Anyone who’s done parallel programming knows that it’s not easy. Safe access and locks need to be used to synchronize access and protect shared resources. The AS xVelocity engine (aka Vertipaq) is a multi-threaded application that accesses RAM as a shared resource. As each thread competes for a global lock for memory allocation/deallocation, scalability decreases. Because processor cores reserve memory in chunks, called cache lines, additional synchronization is required when threads access memory location that are close to each other. Before SQL Server 2016 SP1, this was a serious issue with Tabular. As we’ve learned, starting with SQL Server 2016 SP1, Microsoft switched to using the Intel Threading Building Clocks (TBB) C++ library. Specifically, Tabular now uses the TBB scalable memory allocator. Mind you that TBB is not a CPU-specific extension so any modern Intel CPU should get these benefits. “Analysis Services SP1 uses an Intel TBB-based scalable allocator that provides separate memory pools for every core. As the number of cores increases, the system can scale almost linearly” and “The Intel TBB-based scalable allocator is also expected to help mitigate performance problems due to heap fragmentation that have been shown to occur with the Windows Heap”. Further, starting with SP1, Tabular is NUMA aware with 4-node NUMA system but I don’t know if the AAS VMs are preconfigured for NUMA.

These changes seem to be very beneficial and I do see the promised linear scalability (or close to it) as the number of cores increase. After all, how would you explain a customer that the query times remain the same when they switch to a higher tier? I used this query as a sample query to measure the memory scan performance (the filter is used to prevent Tabular short-circuiting the count by using internal statistics):

EVALUATE CALCULATETABLE (ROW ( “result”, DISTINCTCOUNT ( ‘Table'[day_id] ) ),    ‘Table'[day_id] > 0)
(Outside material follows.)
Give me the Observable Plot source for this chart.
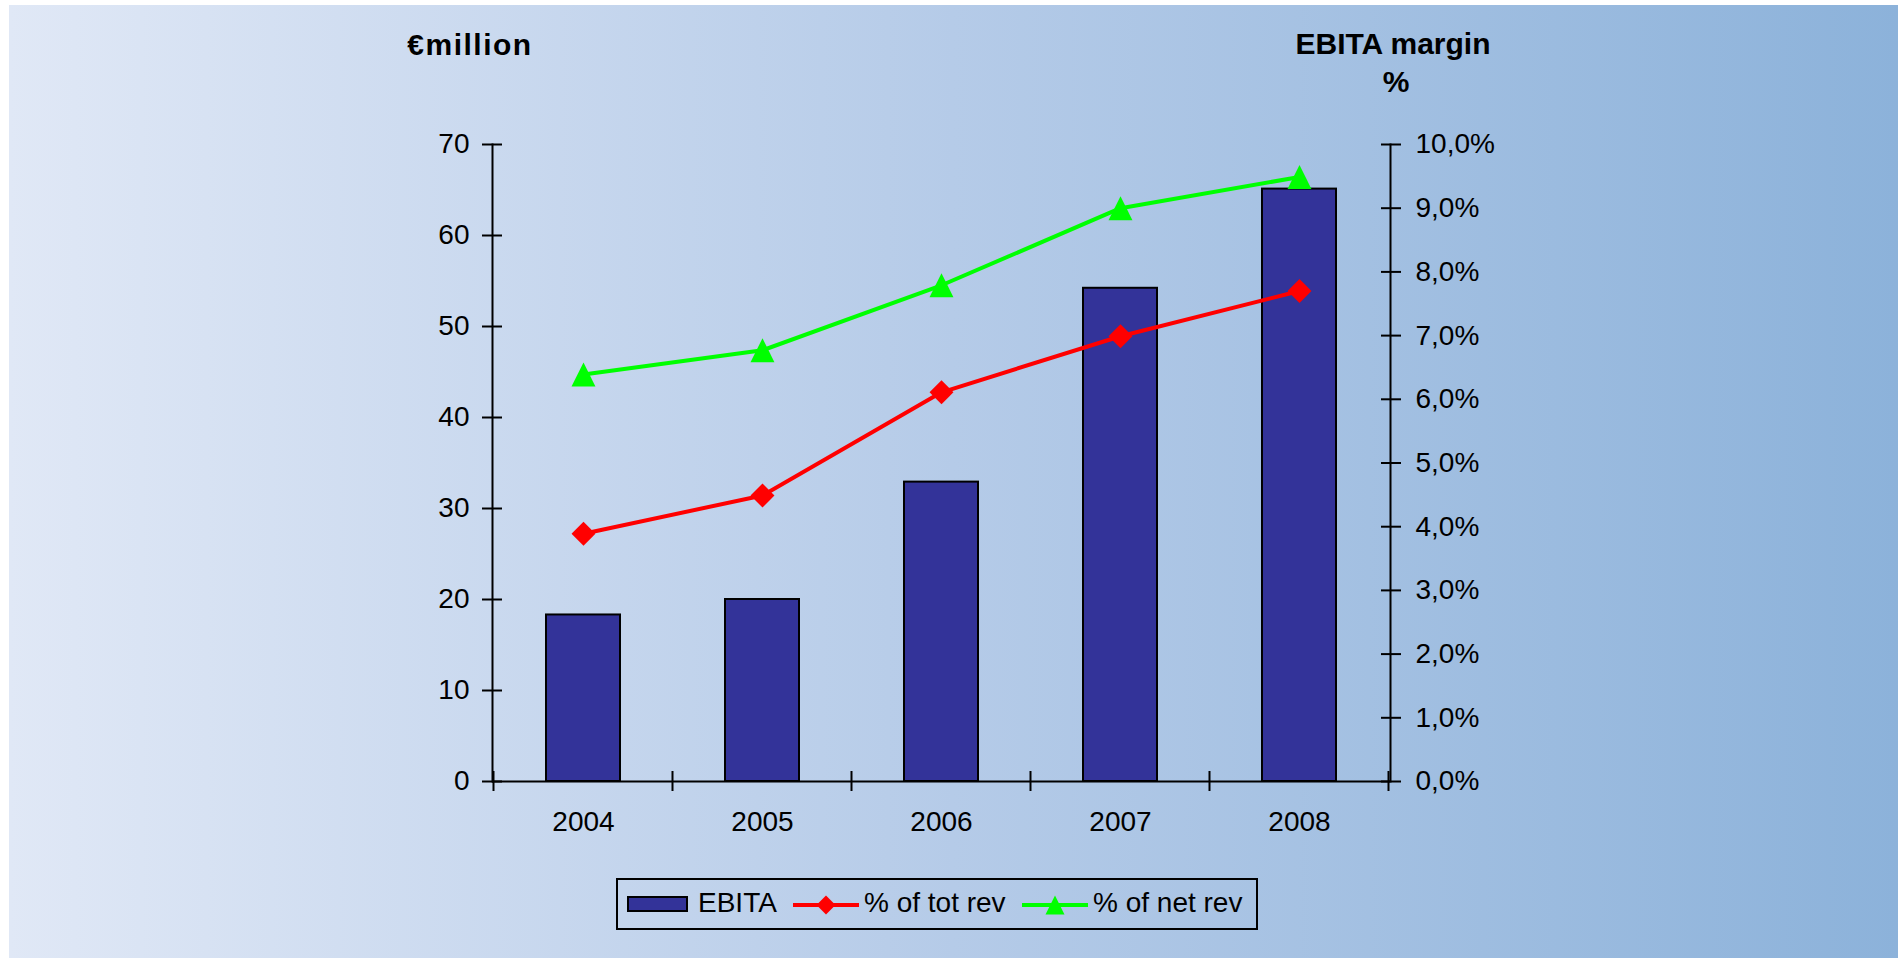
<!DOCTYPE html>
<html>
<head>
<meta charset="utf-8">
<script src="https://cdn.jsdelivr.net/npm/d3@7"></script>
<script src="https://cdn.jsdelivr.net/npm/@observablehq/plot@0.6"></script>
<style>
  html, body { margin: 0; padding: 0; background: #fff; width: 1898px; height: 961px; overflow: hidden;
    font-family: "Liberation Sans", Arial, sans-serif; }
  #bg { position: absolute; left: 9px; top: 5px; width: 1889px; height: 953px;
    background: linear-gradient(to right, #e0e8f6, #b5cbe8 50%, #8cb2da); }
  #chart { position: absolute; left: 0; top: 0; }
  .title { position: absolute; font-weight: bold; font-size: 30px; line-height: 30px;
    transform: translateX(-50%); white-space: nowrap; color: #000; }
  #legend { position: absolute; left: 616px; top: 878px; width: 638px; height: 48px;
    border: 2px solid #000; }
  #legend .item { position: absolute; font-size: 28px; line-height: 28px; white-space: nowrap; color: #000; }
  #legend svg { position: absolute; overflow: visible; }
</style>
</head>
<body>
<div id="bg"></div>
<div id="chart"></div>
<div class="title" style="left:470px; top:30px; letter-spacing:1.5px;">€million</div>
<div class="title" style="left:1393px; top:29px;">EBITA margin</div>
<div class="title" style="left:1396px; top:67px;">%</div>
<div id="legend"></div>
<script>
// ---- data ----
const years = ["2004", "2005", "2006", "2007", "2008"];
const ebita = [18.3, 20.0, 32.9, 54.2, 65.1];            // € million
const pctTotRev = [3.89, 4.49, 6.11, 6.99, 7.70];        // % of tot rev
const pctNetRev = [6.39, 6.77, 7.79, 9.00, 9.49];        // % of net rev
const leftTicks = [0, 10, 20, 30, 40, 50, 60, 70];
const rightTicks = [0, 1, 2, 3, 4, 5, 6, 7, 8, 9, 10];
const seriesNames = ["EBITA", "% of tot rev", "% of net rev"];

// ---- styles ----
const barColor = "#333399";
const totColor = "#ff0000";
const netColor = "#00ff00";
const PCT_TO_Y = 70 / 10; // secondary axis 0–10 % maps onto 0–70

const rows = years.map((year, i) => ({
  year, ebita: ebita[i], tot: pctTotRev[i] * PCT_TO_Y, net: pctNetRev[i] * PCT_TO_Y
}));

const diamondSym = { draw(ctx, size) { const a = Math.sqrt(size) / 2;
  ctx.moveTo(0, -a); ctx.lineTo(a, 0); ctx.lineTo(0, a); ctx.lineTo(-a, 0); ctx.closePath(); } };
const triangleSym = { draw(ctx, size) { const a = Math.sqrt(size) / 2;
  ctx.moveTo(0, -a); ctx.lineTo(a, a); ctx.lineTo(-a, a); ctx.closePath(); } };

function categoryEdgeTicks(index, scales) {
  const x = scales.x, y = scales.y;
  const step = x.step(), bw = x.bandwidth();
  const edges = x.domain().map(v => x(v) + bw / 2 - step / 2);
  edges.push(edges[edges.length - 1] + step);
  const y0 = y(0);
  const g = d3.create("svg:g").attr("stroke", "#000").attr("stroke-width", 2);
  g.selectAll("line").data(edges).join("line")
    .attr("x1", d => d).attr("x2", d => d).attr("y1", y0 - 10).attr("y2", y0 + 10);
  return g.node();
}

const pctFmt = d => (d / PCT_TO_Y).toFixed(1).replace(".", ",") + "%";

const chart = Plot.plot({
  width: 1898,
  height: 961,
  marginLeft: 492,
  marginRight: 508,
  marginTop: 144,
  marginBottom: 180,
  style: { background: "transparent", fontFamily: "Liberation Sans, Arial, sans-serif",
    fontSize: "28px", color: "#000", overflow: "visible" },
  x: { type: "band", domain: years, paddingInner: 0.584, paddingOuter: 0.292 },
  y: { domain: [0, 70] },
  marks: [
    Plot.barY(rows, { x: "year", y: "ebita", fill: barColor, stroke: "#000", strokeWidth: 2 }),
    Plot.ruleY([0], { stroke: "#000", strokeWidth: 2 }),
    Plot.frame({ anchor: "left", stroke: "#000", strokeWidth: 2 }),
    Plot.frame({ anchor: "right", stroke: "#000", strokeWidth: 2 }),
    Plot.axisY(leftTicks, { anchor: "left", tickSize: 20, dx: 10, tickFormat: () => "", label: null, stroke: "#000", strokeWidth: 2 }),
    Plot.axisY(leftTicks, { anchor: "left", tickSize: 0, tickPadding: 23, label: null, fontSize: 28 }),
    Plot.axisY(rightTicks.map(d => d * PCT_TO_Y), { anchor: "right", tickSize: 20, dx: -10, tickFormat: () => "", label: null, stroke: "#000", strokeWidth: 2 }),
    Plot.axisY(rightTicks.map(d => d * PCT_TO_Y), { anchor: "right", tickSize: 0, tickPadding: 25, tickFormat: pctFmt, label: null, fontSize: 28 }),
    Plot.axisX({ anchor: "bottom", tickSize: 0, tickPadding: 30, label: null, fontSize: 28 }),
    categoryEdgeTicks,
    Plot.line(rows, { x: "year", y: "tot", stroke: totColor, strokeWidth: 4 }),
    Plot.dot(rows, { x: "year", y: "tot", symbol: diamondSym, r: 13.5, fill: totColor, stroke: "none" }),
    Plot.line(rows, { x: "year", y: "net", stroke: netColor, strokeWidth: 4 }),
    Plot.dot(rows, { x: "year", y: "net", symbol: triangleSym, r: 13.5, fill: netColor, stroke: "none" })
  ]
});
document.getElementById("chart").appendChild(chart);

// ---- legend ----
const legend = d3.select("#legend");
legend.append("div").style("position", "absolute").style("left", "9px").style("top", "16px")
  .style("width", "61px").style("height", "16px").style("box-sizing", "border-box")
  .style("background", barColor).style("border", "2px solid #000");
legend.append("div").attr("class", "item").style("left", "80px").style("top", "9px").text(seriesNames[0]);

function lineSwatch(left, color, sym) {
  const s = legend.append("svg").attr("width", 66).attr("height", 30)
    .style("left", left + "px").style("top", "10px");
  s.append("line").attr("x1", 0).attr("x2", 66).attr("y1", 15).attr("y2", 15)
    .attr("stroke", color).attr("stroke-width", 4);
  const p = d3.path(); sym.draw(p, 19 * 19);
  s.append("path").attr("d", p.toString()).attr("transform", "translate(33,15)").attr("fill", color);
}
lineSwatch(175, totColor, diamondSym);
legend.append("div").attr("class", "item").style("left", "246px").style("top", "9px").text(seriesNames[1]);
lineSwatch(404, netColor, triangleSym);
legend.append("div").attr("class", "item").style("left", "475px").style("top", "9px").text(seriesNames[2]);
</script>
</body>
</html>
The day_id column has a 2.5 GB of total column size with 875 distinct values. The query execution time decreased 2.5 times when switching from S2 to S9, while the storage engine scan time decreased 3 times. Of course, more complicated queries would carry additional overhead in the formula engine which as we know is single threaded.

AAS TierStorage Engine
Parallelism
Storage Engine Time (ms)Total Execution Time
(ms)
S2 (200 QPUs)9x1,5631,922
S9 (640 QPUs)29x516812

Tabular does an excellent job parallelizing the storage engine queries and maxing out all available cores in short bursts of time. Staring with SQL Server 2016 SP1, you should see substantial performance gains as the number of cores increase if the query is storage engine bound (which it will probably be with larger models).

I plan to update this blog when results from official load testing we plan to do with this semantic model are available.